Échos, titre de cette nouvelle série, (à la fois hommage au temps passé et écoute du temps présent) s’attache, sur un rythme mensuel, à offrir à ses lecteurs / spectateurs / auditeurs un dispositif artistique inédit, allant de l’intime au sociétal. Le projet proposera sa cinquième entrée à la fin du mois de juin : l’année, riche en événements, déploie à la fois le caractère intime du journal et la nécessité de faire « écho » (encore une fois) à la conjoncture. Que ce soit à propos des élections présidentielles en France, de la guerre en Ukraine ou du retour des conservateurs américains sur le droit à l’avortement, le travail très autocentré de Laurent Herrou cherche cependant à s’extirper d’une gangue qui l’emprisonne depuis longtemps et se matérialise dans une lutte incessante entre un « je » rare et un « tu » invasif, qui s’impose et étouffe (au sens propre comme au figuré) l’auteur.

« Le tu t’emmerde.
Il dit que les phrases sont à destinée du projet, et tu comprends aujourd’hui qu’en effet, le projet conditionne ta manière d’écrire : tu écris, tu n’écris pas — vous voyez la différence ?
Tu.
Qui n’est pas un jeu. »
(extrait, 28 avril 2022)

Face à cette dichotomie douloureuse, la photographe se pose, lecture après lecture (qu’elle s’y prête elle-même justement, lors d’enregistrements, ou y dévoile en bonus de l’entrée proposée les conversations qui ont résulté de ces lectures), ou mieux : choisit-elle de poser sa caméra en miroir d’un mot qu’elle en aura dégagé. Que le mot existe au cœur du texte ou ne soit que l’interprétation qu’Emmanuelle Corne donne du texte de Laurent Herrou importe peu : l’essentiel étant, alors que le mois s’écoule à l’intérieur de son sablier inexorable, d’être en mesure de livrer en dernière semaine « la matière » de son interprétation, soit une photographie « unique » (on verra au fil des mois que le terme est lui aussi soumis à interprétations de la part de la photographe).

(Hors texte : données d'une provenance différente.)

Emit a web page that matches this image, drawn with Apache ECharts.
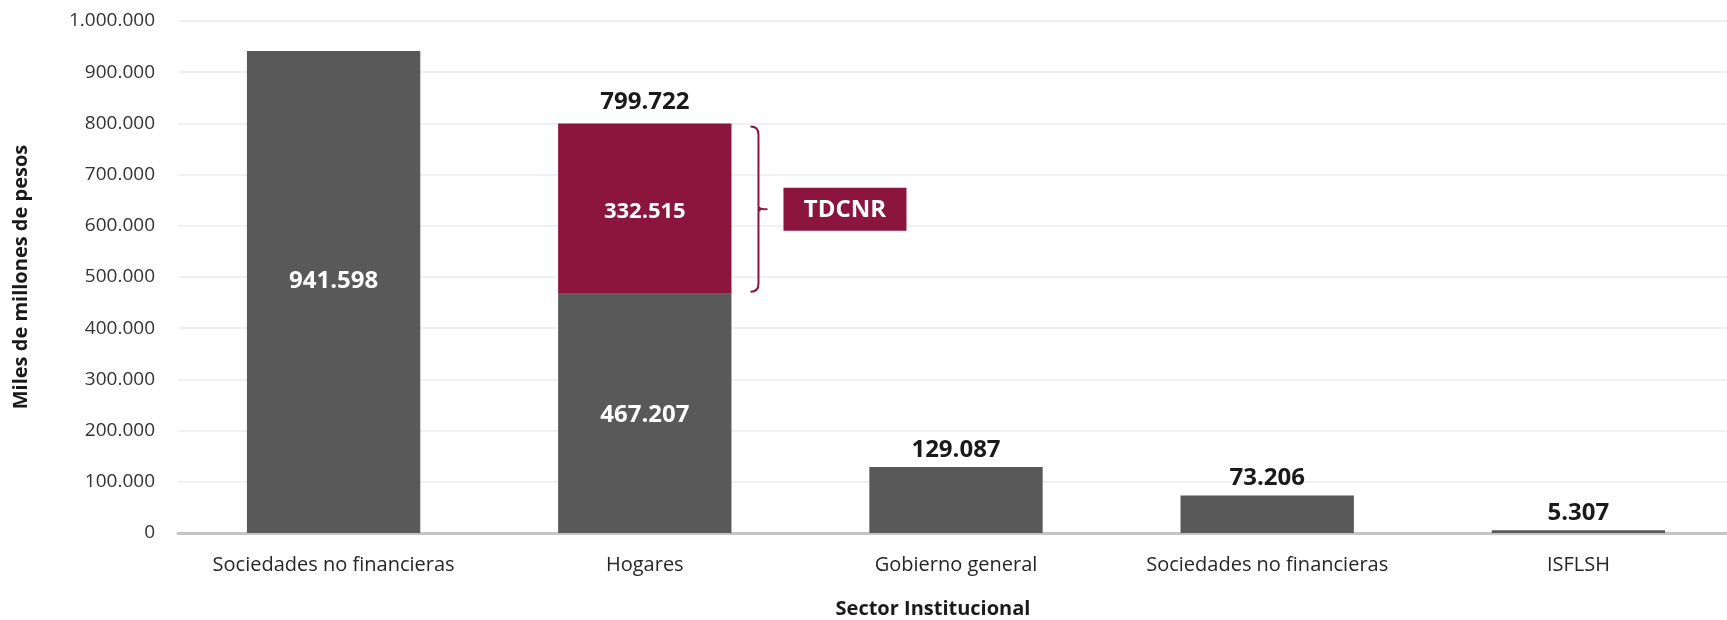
<!DOCTYPE html>
<html>
<head>
<meta charset="utf-8">
<script src="https://cdn.jsdelivr.net/npm/echarts@6/dist/echarts.min.js"></script>
<style>
html,body{margin:0;padding:0;background:#fff;}
#chart{width:1727px;height:620px;}
</style>
</head>
<body>
<div id="chart"></div>
<script>
const categories = ['Sociedades no financieras', 'Hogares', 'Gobierno general', 'Sociedades no financieras', 'ISFLSH'];
const baseValues = [941598, 467207, 129087, 73206, 5307];
const tdcnrValues = [null, 332515, null, null, null];
const bracketLabel = 'TDCNR';
const yTicks = { min: 0, max: 1000000, interval: 100000 };
const yAxisTitle = 'Miles de millones de pesos';
const xAxisTitle = 'Sector Institucional';

const FONT = '"Open Sans", "Noto Sans", sans-serif';
const GRAY = '#595959';
const RED = '#8B153D';

function fmt(v) {
  return String(Math.round(v)).replace(/\B(?=(\d{3})+(?!\d))/g, '.');
}
const labelFmt = p => fmt(p.value);

const tdIdx = tdcnrValues.findIndex(v => v != null);
const totals = baseValues.map((b, i) => b + (tdcnrValues[i] || 0));

const baseData = baseValues.map((v, i) => {
  const d = { value: v };
  if (i === 0) {
    d.label = { show: true, position: 'inside', offset: [0, -11], color: '#fff', fontSize: 24, fontWeight: 'bold', fontFamily: FONT, formatter: labelFmt };
  } else if (i === tdIdx) {
    d.label = { show: true, position: 'inside', offset: [0, 2], color: '#fff', fontSize: 24, fontWeight: 'bold', fontFamily: FONT, formatter: labelFmt };
  } else {
    d.label = { show: true, position: 'top', distance: 5, color: '#1a1a1a', fontSize: 24, fontWeight: 'bold', fontFamily: FONT, formatter: labelFmt };
  }
  return d;
});

const tdData = tdcnrValues.map(v => v == null ? null : {
  value: v,
  label: { show: true, position: 'inside', offset: [0, 3], color: '#fff', fontSize: 22, fontWeight: 'bold', fontFamily: FONT, formatter: labelFmt }
});

const annotData = [[tdIdx, baseValues[tdIdx], totals[tdIdx]]];

const chart = echarts.init(document.getElementById('chart'), null, { renderer: 'canvas' });
chart.setOption({
  animation: false,
  backgroundColor: '#fff',
  grid: { left: 178, top: 21, width: 1556, height: 512, containLabel: false, outerBoundsMode: 'none' },
  xAxis: {
    type: 'category',
    data: categories,
    axisLine: { show: true, lineStyle: { color: '#c4c4c4', width: 3 } },
    axisTick: { show: false },
    axisLabel: { color: '#262626', fontSize: 20, fontFamily: FONT, margin: 22, interval: 0 }
  },
  yAxis: {
    type: 'value',
    min: yTicks.min, max: yTicks.max, interval: yTicks.interval,
    axisLine: { show: false },
    axisTick: { show: false },
    splitLine: { lineStyle: { color: '#f0f0f0', width: 2 } },
    axisLabel: { color: '#333333', fontSize: 19, fontFamily: FONT, margin: 23, formatter: v => fmt(v) }
  },
  graphic: [
    { type: 'text', x: 21, y: 277, rotation: Math.PI / 2,
      style: { text: yAxisTitle, fill: '#1a1a1a', font: 'bold 20px ' + FONT, textAlign: 'center', textVerticalAlign: 'middle' } },
    { type: 'text', x: 933, y: 609,
      style: { text: xAxisTitle, fill: '#1a1a1a', font: 'bold 20px ' + FONT, textAlign: 'center', textVerticalAlign: 'middle' } }
  ],
  series: [
    { type: 'bar', name: 'base', stack: 's', data: baseData, barWidth: '55.7%', itemStyle: { color: GRAY } },
    { type: 'bar', name: bracketLabel, stack: 's', data: tdData, barWidth: '55.7%', itemStyle: { color: RED } },
    {
      type: 'custom', name: 'annot', data: annotData, z: 10, silent: true,
      renderItem: function (params, api) {
        const cat = api.value(0);
        const pLow = api.coord([cat, api.value(1)]);
        const pHigh = api.coord([cat, api.value(2)]);
        const band = api.size([1, 0])[0];
        const barRight = pLow[0] + band * 0.557 / 2;
        const bx = barRight + 27;
        const top = pHigh[1] + 3;
        const bot = pLow[1] - 2;
        const mid = (top + bot) / 2;
        const r = 8;
        const path = 'M' + (bx - r) + ' ' + top +
          ' Q' + bx + ' ' + top + ' ' + bx + ' ' + (top + r) +
          ' L' + bx + ' ' + (mid - 3) +
          ' Q' + bx + ' ' + mid + ' ' + (bx + 9) + ' ' + mid +
          ' M' + bx + ' ' + (mid + 3) +
          ' Q' + bx + ' ' + mid + ' ' + (bx + 3) + ' ' + mid +
          ' M' + bx + ' ' + (mid - 3) +
          ' L' + bx + ' ' + (bot - r) +
          ' Q' + bx + ' ' + bot + ' ' + (bx - r) + ' ' + bot;
        const boxX = bx + 25, boxW = 123, boxH = 43;
        return {
          type: 'group',
          children: [
            { type: 'path', shape: { pathData: path }, style: { stroke: RED, lineWidth: 2, fill: null } },
            { type: 'rect', shape: { x: boxX, y: mid - boxH / 2, width: boxW, height: boxH }, style: { fill: RED } },
            { type: 'text', x: boxX + boxW / 2, y: mid + 1,
              style: { text: bracketLabel, fill: '#fff', font: 'bold 24px ' + FONT, textAlign: 'center', textVerticalAlign: 'middle' } },
            { type: 'text', x: pHigh[0], y: pHigh[1] - 21,
              style: { text: fmt(api.value(2)), fill: '#1a1a1a', font: 'bold 24px ' + FONT, textAlign: 'center', textVerticalAlign: 'middle' } }
          ]
        };
      }
    }
  ]
});
</script>
</body>
</html>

On peut suivre le résultat de cette association sur le site de Public Averti, collectif d’artistes, créé par Laurent Herrou et Pauline Sauveur (architecte, autrice et photographe), qui avait accueilli précédemment Emmanuelle Corne, lors de la première édition de « Une exposition », à l’automne 2018.

Emmanuelle Corne

« De formation initiale en anthropologie, j’ai été 20 ans libraire et directrice d’une maison d’édition en sciences humaines et sociales. Il y a 6 ans maintenant, j’ai choisi de me rapprocher des gens, de nos sociétés et de ses interactions avec nos environnements. La photographie est apparue comme le moyen de raconter des histoires.
J’ai choisi une formation en photojournalisme pour enclencher un regard photographique, apprendre à définir un angle et organiser une narration. Le thème de l’année (refuge) a suscité des sujets autour des femmes : militantes, engagées, résistantes, résilientes, actives, radicales, solidaires. J’en ai développé d’autres liés à la lutte contre les exclusions sociales, aux "invisibles", à celles qui cumulent les discriminations.
Participer aux projets du collectif Public Averti m’encourage à sortir de mes formats et à explorer des voies plus artistiques et des dispositifs sensibles. Je m’en trouve dynamisée.
Par ailleurs, je m’intéresse au son et au format du diaporama-sonore.
Je travaille avec un 35 mm et en couleur. »

E.C., février 2022.

Laurent Herrou

Né à Quimper en 1967, Laurent Herrou a été révélé en 2000 dans la collection Le Rayon, dirigée par Guillaume Dustan aux éditions Balland, avec un premier livre intitulé Laura.
Auteur d’une vingtaine d’ouvrages, reconnu dans le domaine de l’autofiction, son travail interroge tout autant le quotidien que le geste d’écrire lui-même, ses rites, sa nécessité, son impératif.
Il vit aujourd’hui sur l’île d’Oléron, avec son époux.